Long-term leases have traditionally characterized the world of commercial real estate, implying long-term planning and little opportunity for flexibility—a reality directly at odds with what's likely to be required for office spaces if hybrid work is ever to achieve its potential. So is there any hope of reconciling planning and flexibility?
Dan Kirschner, global head of growth and business development at commercial real estate company JLL, believes there is. Enterprises have to move beyond false choices between employee experience—the focus of the post-pandemic hybrid work movement—and traditional financial considerations, he told Workspace Connect in a recent interview.
The need to support a hybrid of remote/in-office work "is no longer speculation. It's a realistic need," he said. Knowledge workers will continue to be in a position to say to their employers: "I made the investment to commute today. What makes it such that I want to do that tomorrow?" he added.
This question is only becoming more critical, according to data from JLL research.
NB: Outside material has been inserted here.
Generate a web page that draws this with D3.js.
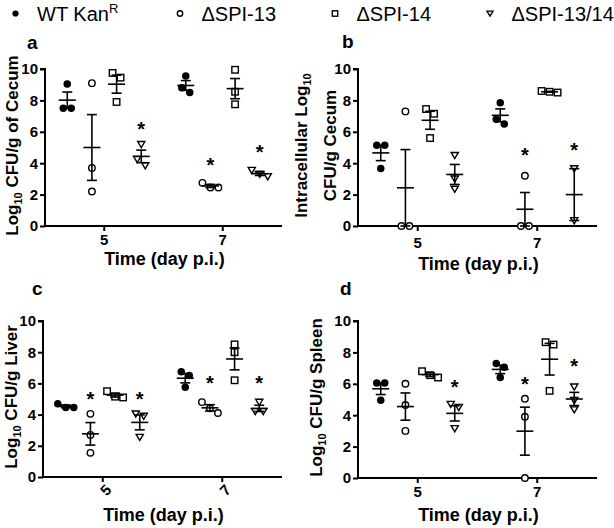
<!DOCTYPE html>
<html><head><meta charset="utf-8">
<script src="https://cdn.jsdelivr.net/npm/d3@7"></script>
<style>
html,body{margin:0;padding:0;background:#fff;}
svg{display:block;}
text{font-family:"Liberation Sans",Arial,sans-serif;fill:#000;}
</style></head>
<body>
<svg id="chart" width="614" height="528"></svg>
<script>
// ---------- data ----------
const days = ["5", "7"];
const seriesNames = ["WT Kan", "ΔSPI-13", "ΔSPI-14", "ΔSPI-13/14"];
const seriesSymbols = ["filledCircle", "circle", "square", "triangleDown"];
const yTicks = [0, 2, 4, 6, 8, 10];

// Panel a: Log10 CFU/g of Cecum  [WT, Δ13, Δ14, Δ13/14]
const cecumDay5 = [[9.05, 7.5, 7.5], [9.1, 3.7, 2.2], [9.75, 9.45, 7.9], [5.2, 3.85, 4.25]];
const cecumDay7 = [[9.55, 8.5, 8.8], [2.75, 2.45, 2.45], [9.95, 8.55, 7.75], [3.55, 3.15, 3.3]];
const cecumStars5 = [null, null, null, 6.35];
const cecumStars7 = [null, 4.1, null, 4.9];

// Panel b: Intracellular Log10 CFU/g Cecum
const intraDay5 = [[5.15, 5.15, 3.67], [7.3, 0, 0], [7.45, 7.15, 5.6], [4.5, 3.0, 2.35]];
const intraDay7 = [[7.85, 6.5, 6.8], [3.2, 0, 0], [8.5, 8.55, 8.6], [3.65, 0.35]];
const intraStars5 = [null, null, null, null];
const intraStars7 = [null, 4.7, null, 5.05];

// Panel c: Log10 CFU/g Liver
const liverDay5 = [[4.7, 4.45, 4.45], [4.05, 2.7, 1.55], [5.5, 5.1, 5.15], [4.05, 3.9, 2.55]];
const liverDay7 = [[6.75, 6.5, 5.75], [4.8, 4.1, 4.4], [8.5, 8.0, 6.2], [4.8, 4.2, 4.2]];
const liverStars5 = [null, 5.2, null, 5.2];
const liverStars7 = [null, 6.2, null, 6.2];

// Panel d: Log10 CFU/g Spleen
const spleenDay5 = [[6.05, 6.05, 4.95], [6.0, 4.65, 3.0], [6.8, 6.4, 6.55], [4.7, 4.5, 3.15]];
const spleenDay7 = [[7.3, 7.05, 6.4], [5.05, 3.9, 0], [8.65, 8.5, 5.55], [5.8, 4.95, 4.35]];
const spleenStars5 = [null, null, null, 6.0];
const spleenStars7 = [null, 6.2, null, 7.35];

// ---------- layout ----------
const svg = d3.select("#chart");
const FONT_B = "bold";

const panels = [
  {letter: "a", data: [cecumDay5, cecumDay7], stars: [cecumStars5, cecumStars7],
   x0: 45, x1: 282, yTop: 69, yBot: 226, letterPos: [27, 49],
   ylab: [["Log", "10", " CFU/g of Cecum"]], ylabX: [18], rotateTicks: false, tickLabY: 245, xLabY: 265},
  {letter: "b", data: [intraDay5, intraDay7], stars: [intraStars5, intraStars7],
   x0: 358, x1: 597, yTop: 69, yBot: 226, letterPos: [342, 48],
   ylab: [["Intracellular Log", "10", ""], ["CFU/g Cecum", "", ""]], ylabX: [307, 336], rotateTicks: false, tickLabY: 248, xLabY: 270},
  {letter: "c", data: [liverDay5, liverDay7], stars: [liverStars5, liverStars7],
   x0: 43, x1: 282, yTop: 321, yBot: 477, letterPos: [32, 295],
   ylab: [["Log", "10", " CFU/g Liver"]], ylabX: [17], rotateTicks: true, tickLabY: 490, xLabY: 521},
  {letter: "d", data: [spleenDay5, spleenDay7], stars: [spleenStars5, spleenStars7],
   x0: 358, x1: 597, yTop: 321, yBot: 478, letterPos: [340, 295],
   ylab: [["Log", "10", " CFU/g Spleen"]], ylabX: [322], rotateTicks: false, tickLabY: 497, xLabY: 521}
];

function drawSymbol(g, type, x, y, s) {
  if (type === "filledCircle") {
    g.append("circle").attr("cx", x).attr("cy", y).attr("r", s * 0.52).attr("fill", "#000");
  } else if (type === "circle") {
    g.append("circle").attr("cx", x).attr("cy", y).attr("r", s * 0.45)
      .attr("fill", "#fff").attr("stroke", "#000").attr("stroke-width", 1.4);
  } else if (type === "square") {
    const h = s * 0.45;
    g.append("rect").attr("x", x - h).attr("y", y - h).attr("width", 2 * h).attr("height", 2 * h)
      .attr("fill", "#fff").attr("stroke", "#000").attr("stroke-width", 1.4);
  } else {
    const h = s * 0.5;
    g.append("path")
      .attr("d", `M${x - h},${y - h * 0.8}L${x + h},${y - h * 0.8}L${x},${y + h * 0.9}Z`)
      .attr("fill", "#fff").attr("stroke", "#000").attr("stroke-width", 1.4).attr("stroke-linejoin", "miter");
  }
}

// symmetric spread of overlapping points
function spread(vals, y, minDist, step) {
  const pts = vals.map(v => ({v, py: y(v)})).sort((a, b) => a.py - b.py);
  const clusters = [];
  pts.forEach(p => {
    const c = clusters[clusters.length - 1];
    if (c && p.py - c[c.length - 1].py < minDist) c.push(p); else clusters.push([p]);
  });
  clusters.forEach(c => c.forEach((p, i) => { p.dx = (i - (c.length - 1) / 2) * step; }));
  return pts;
}

panels.forEach(p => {
  const g = svg.append("g");
  const x = d3.scaleBand().domain(days).range([p.x0, p.x1]).padding(0);
  const inner = d3.scalePoint().domain(d3.range(seriesNames.length)).range([-37, 37]);
  const y = d3.scaleLinear().domain([0, 10]).range([p.yBot, p.yTop]);

  // axes
  const yAxis = g.append("g").attr("transform", `translate(${p.x0},0)`)
    .call(d3.axisLeft(y).tickValues(yTicks).tickSize(5).tickPadding(2).tickFormat(d3.format("d")));
  const xAxis = g.append("g").attr("transform", `translate(0,${p.yBot})`)
    .call(d3.axisBottom(x).tickSize(5).tickSizeOuter(0).tickFormat(() => ""));
  [yAxis, xAxis].forEach(a => {
    a.select(".domain").attr("stroke", "#000").attr("stroke-width", 2);
    a.selectAll(".tick line").attr("stroke", "#000").attr("stroke-width", 2);
  });
  yAxis.select(".domain").attr("d", `M-5,${y(10)}H0V${p.yBot + 1}`);
  xAxis.select(".domain").attr("d", `M${p.x0 - 1},0H${p.x1}`);
  yAxis.selectAll(".tick text").attr("font-size", 15).attr("font-weight", FONT_B)
    .attr("font-family", "Liberation Sans, Arial, sans-serif").attr("fill", "#000");

  // x tick labels
  days.forEach(d => {
    const cx = x(d) + x.bandwidth() / 2;
    const t = g.append("text").text(d).attr("font-size", 15).attr("font-weight", FONT_B);
    if (p.rotateTicks) {
      t.attr("text-anchor", "middle")
        .attr("transform", `translate(${cx + 3},${p.tickLabY}) rotate(-45)`).attr("dy", "0.35em");
    } else {
      t.attr("x", cx).attr("y", p.tickLabY).attr("text-anchor", "middle");
    }
  });

  // x label
  g.append("text").attr("x", (p.x0 + p.x1) / 2 + 1).attr("y", p.xLabY)
    .attr("text-anchor", "middle").attr("font-size", 18).attr("font-weight", FONT_B)
    .text("Time (day p.i.)");

  // y label lines
  const yMid = (p.yTop + p.yBot) / 2 - 2;
  p.ylab.forEach((parts, i) => {
    const t = g.append("text").attr("transform", `translate(${p.ylabX[i]},${yMid}) rotate(-90)`)
      .attr("text-anchor", "middle").attr("font-size", 17).attr("font-weight", FONT_B);
    t.append("tspan").text(parts[0]);
    if (parts[1]) {
      t.append("tspan").text(parts[1]).attr("font-size", 11).attr("dy", 4);
      t.append("tspan").text(parts[2]).attr("dy", -4);
    }
  });

  // panel letter
  g.append("text").attr("x", p.letterPos[0]).attr("y", p.letterPos[1])
    .attr("font-size", 19).attr("font-weight", FONT_B).text(p.letter);

  // data
  days.forEach((d, di) => {
    const cx0 = x(d) + x.bandwidth() / 2;
    p.data[di].forEach((vals, si) => {
      const cx = cx0 + inner(si);
      const pts = spread(vals, y, 6.5, 8);
      pts.forEach(pt => drawSymbol(g, seriesSymbols[si], cx + pt.dx, pt.py, 7.2));
      const m = d3.mean(vals);
      const sem = d3.deviation(vals) / Math.sqrt(vals.length);
      // error bar
      g.append("line").attr("x1", cx).attr("x2", cx).attr("y1", y(m + sem)).attr("y2", y(Math.max(0, m - sem)))
        .attr("stroke", "#000").attr("stroke-width", 1.6);
      [m + sem, Math.max(0, m - sem)].forEach(v => {
        g.append("line").attr("x1", cx - 5).attr("x2", cx + 5).attr("y1", y(v)).attr("y2", y(v))
          .attr("stroke", "#000").attr("stroke-width", 1.6);
      });
      g.append("line").attr("x1", cx - 8.5).attr("x2", cx + 8.5).attr("y1", y(m)).attr("y2", y(m))
        .attr("stroke", "#000").attr("stroke-width", 1.6);
      const sv = p.stars[di][si];
      if (sv != null) {
        g.append("text").attr("x", cx).attr("y", y(sv) + 10).attr("text-anchor", "middle")
          .attr("font-size", 20).attr("font-weight", FONT_B).text("*");
      }
    });
  });
});

// ---------- legend ----------
const legend = svg.append("g");
const legMarkX = [15.5, 180, 335, 490];
seriesNames.forEach((name, i) => {
  drawSymbol(legend, seriesSymbols[i], legMarkX[i], 13.5, 6);
  const t = legend.append("text").attr("x", legMarkX[i] + 21.5).attr("y", 20.5)
    .attr("font-size", 20).text(name);
  if (i === 0) t.append("tspan").text("R").attr("font-size", 13).attr("dy", -8);
});
</script>
</body></html>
The company's most recent
Workforce Preferences Barometer study showed that quality of life/work-life balance is now the most important consideration for employees, surpassing salary, which ranked number-one pre-pandemic. The second-most important factor is now: "Working in a company that supports my health and well-being," which jumped from fourth place pre-pandemic to second as of April 2022. Salary now comes in third.
How are employers doing when it comes to meeting these employee expectations? Not too well. The JLL research shows that less than half of respondents—48%—said their company is a great place to work today.
These trends, together with what Kirschner called their "hyper acceptance" at the C-level, mean the move to the hybrid model is likely to endure even in the face of an economic downturn that might otherwise shift leverage more toward employers, he said.
At the same time, however, enterprises can't ignore the bigger economic picture as they execute their hybrid work strategy. "If you have investments that need to be made in this space, to make them inspiring, how do you do it in a way such that it's not just a net bad guy to the shareholder?" he said. In other words, there's a limit to how much "more tech, more A/V, more yoga mats" can be thrown at the problem.
Moreover, enterprises have to strike this balance between experience (for the employees) and efficiency (for the employer) within the context of a discipline—office occupancy management—that has historically relied on long-term leases and three to five-year forecasts that have rendered office space planning "stale" and "very tactical," Kirschner said. Facilities planners have typically built-out a space to fit "that one time snapshot of demand."
JLL's response to the need for a new, more flexible model is a system it calls
Dynamic Occupancy Management, which it has been piloting with about 30 clients since its launch in February 2021. Dynamic OM combines space booking and reservation systems with attendance and utilization tracking, adding a layer of AI for space allocations that Kirschner said provides a "smarter way to figure out where people should go in the building." The system aims to manage the reallocation of this space in real-time based on the actual occupancy—not just how many people are in the space at any given time, but also what their roles are and what type of space they require. The result is that facilities planners don't just track people in seats but can partner with HR and IT for a deeper understanding of how employees use the space.
Dynamic OM promises that the enterprise could make significant space reallocations quarterly instead of every three to five years and could, for example, temporarily decommission some fraction of its space if necessary, Kirschner said.
The final component is "upskilling" the teams that manage space allocation so they can support this more dynamic process, Kirschner said. That means using data, partnering with HR and IT, and moving the focus from the back office to the front office, where the workers are.
"It's people, process, and technology," Kirschner said.